▶ EXERCISE PROMPT
Pull every line with the word "this" out of the entries below.

▶ EXERCISE MATERIALS
>>>

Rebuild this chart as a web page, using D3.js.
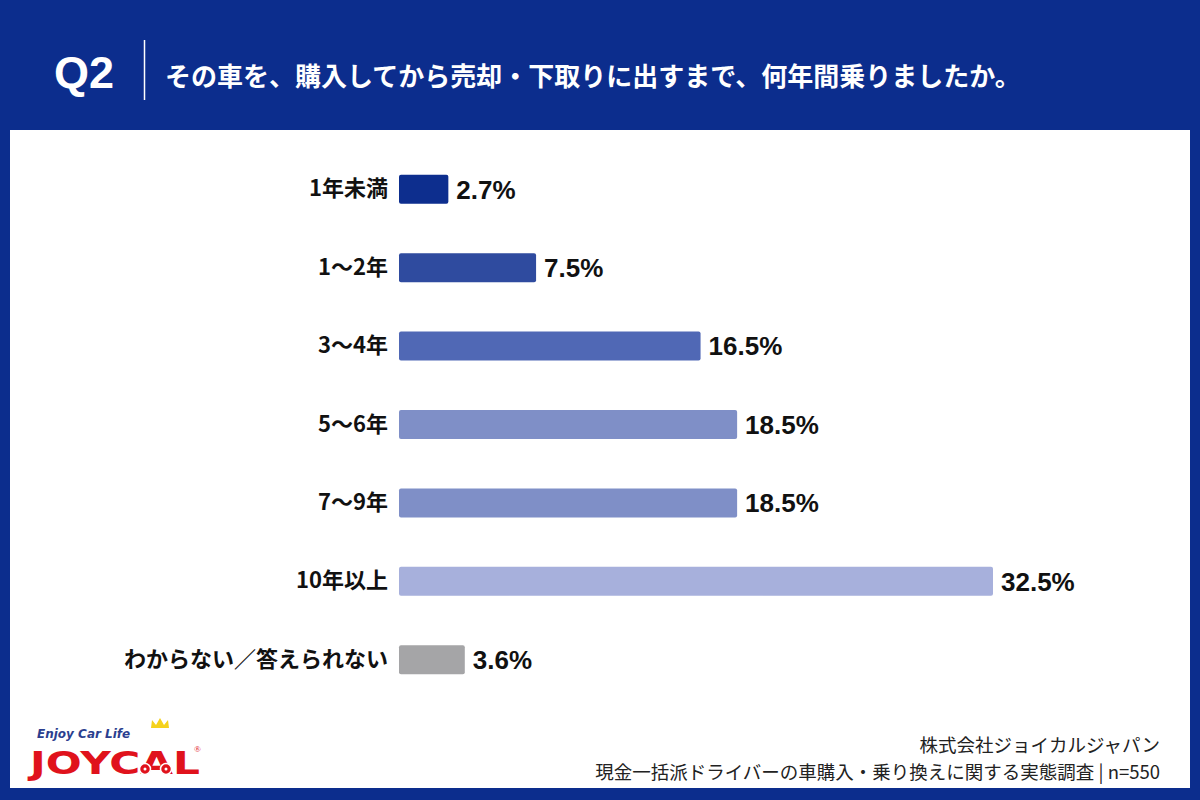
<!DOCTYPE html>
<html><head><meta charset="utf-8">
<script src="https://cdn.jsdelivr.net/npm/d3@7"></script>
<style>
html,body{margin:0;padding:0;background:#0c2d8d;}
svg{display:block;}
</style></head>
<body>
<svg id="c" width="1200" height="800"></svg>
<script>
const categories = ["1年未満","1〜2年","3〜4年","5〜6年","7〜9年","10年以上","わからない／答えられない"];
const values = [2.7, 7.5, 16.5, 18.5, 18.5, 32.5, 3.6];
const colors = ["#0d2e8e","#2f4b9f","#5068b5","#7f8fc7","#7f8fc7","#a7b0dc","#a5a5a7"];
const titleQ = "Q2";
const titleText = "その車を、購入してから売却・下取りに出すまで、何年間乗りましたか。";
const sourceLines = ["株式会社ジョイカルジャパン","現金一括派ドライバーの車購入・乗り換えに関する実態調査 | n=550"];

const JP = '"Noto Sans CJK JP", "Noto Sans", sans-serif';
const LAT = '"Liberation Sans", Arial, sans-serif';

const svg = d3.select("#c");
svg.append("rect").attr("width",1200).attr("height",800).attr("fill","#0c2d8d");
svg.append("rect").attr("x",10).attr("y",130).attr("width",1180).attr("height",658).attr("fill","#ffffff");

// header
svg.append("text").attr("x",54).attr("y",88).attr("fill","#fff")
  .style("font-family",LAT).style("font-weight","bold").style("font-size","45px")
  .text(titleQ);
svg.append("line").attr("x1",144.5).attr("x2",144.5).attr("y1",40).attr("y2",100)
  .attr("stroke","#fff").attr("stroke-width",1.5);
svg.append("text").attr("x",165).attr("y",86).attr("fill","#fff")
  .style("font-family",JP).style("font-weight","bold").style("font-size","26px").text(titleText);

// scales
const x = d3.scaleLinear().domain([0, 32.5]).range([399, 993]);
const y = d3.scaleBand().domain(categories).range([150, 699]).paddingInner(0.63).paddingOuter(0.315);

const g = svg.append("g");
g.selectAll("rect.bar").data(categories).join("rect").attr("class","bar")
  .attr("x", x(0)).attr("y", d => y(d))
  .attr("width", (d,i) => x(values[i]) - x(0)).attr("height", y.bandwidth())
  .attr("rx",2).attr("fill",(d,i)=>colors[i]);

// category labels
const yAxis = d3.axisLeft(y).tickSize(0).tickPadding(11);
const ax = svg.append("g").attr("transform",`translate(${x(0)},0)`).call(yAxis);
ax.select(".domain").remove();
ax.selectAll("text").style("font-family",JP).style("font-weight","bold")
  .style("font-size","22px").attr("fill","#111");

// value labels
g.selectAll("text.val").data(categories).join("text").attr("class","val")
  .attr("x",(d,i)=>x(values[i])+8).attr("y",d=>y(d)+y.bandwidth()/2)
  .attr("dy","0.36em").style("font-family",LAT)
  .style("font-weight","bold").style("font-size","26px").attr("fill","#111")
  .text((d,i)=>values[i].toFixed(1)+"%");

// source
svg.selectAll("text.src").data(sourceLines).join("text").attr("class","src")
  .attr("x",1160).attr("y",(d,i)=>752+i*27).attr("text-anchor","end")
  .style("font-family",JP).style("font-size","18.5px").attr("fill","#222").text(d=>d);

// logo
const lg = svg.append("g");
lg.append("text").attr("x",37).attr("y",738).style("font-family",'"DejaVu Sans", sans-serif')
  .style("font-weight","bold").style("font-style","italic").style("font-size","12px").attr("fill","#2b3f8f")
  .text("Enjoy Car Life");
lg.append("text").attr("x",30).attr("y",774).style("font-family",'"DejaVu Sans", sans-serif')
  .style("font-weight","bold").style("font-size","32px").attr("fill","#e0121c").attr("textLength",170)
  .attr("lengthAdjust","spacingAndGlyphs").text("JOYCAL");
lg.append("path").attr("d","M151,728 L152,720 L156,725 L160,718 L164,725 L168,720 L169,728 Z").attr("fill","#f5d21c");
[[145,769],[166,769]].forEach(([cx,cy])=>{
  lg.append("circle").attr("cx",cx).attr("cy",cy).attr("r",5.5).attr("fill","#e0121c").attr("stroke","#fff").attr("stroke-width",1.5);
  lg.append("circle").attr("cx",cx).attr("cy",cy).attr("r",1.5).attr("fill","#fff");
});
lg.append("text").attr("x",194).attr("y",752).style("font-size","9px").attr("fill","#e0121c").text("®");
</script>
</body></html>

<<<
>>>

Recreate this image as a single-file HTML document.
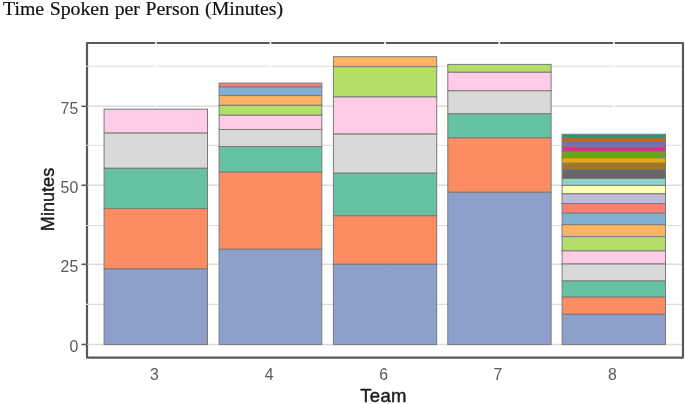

<<<

▶ THE REPLY
Rebuild this chart as a web page, using D3.js.
Recreate this image as a single-file HTML document.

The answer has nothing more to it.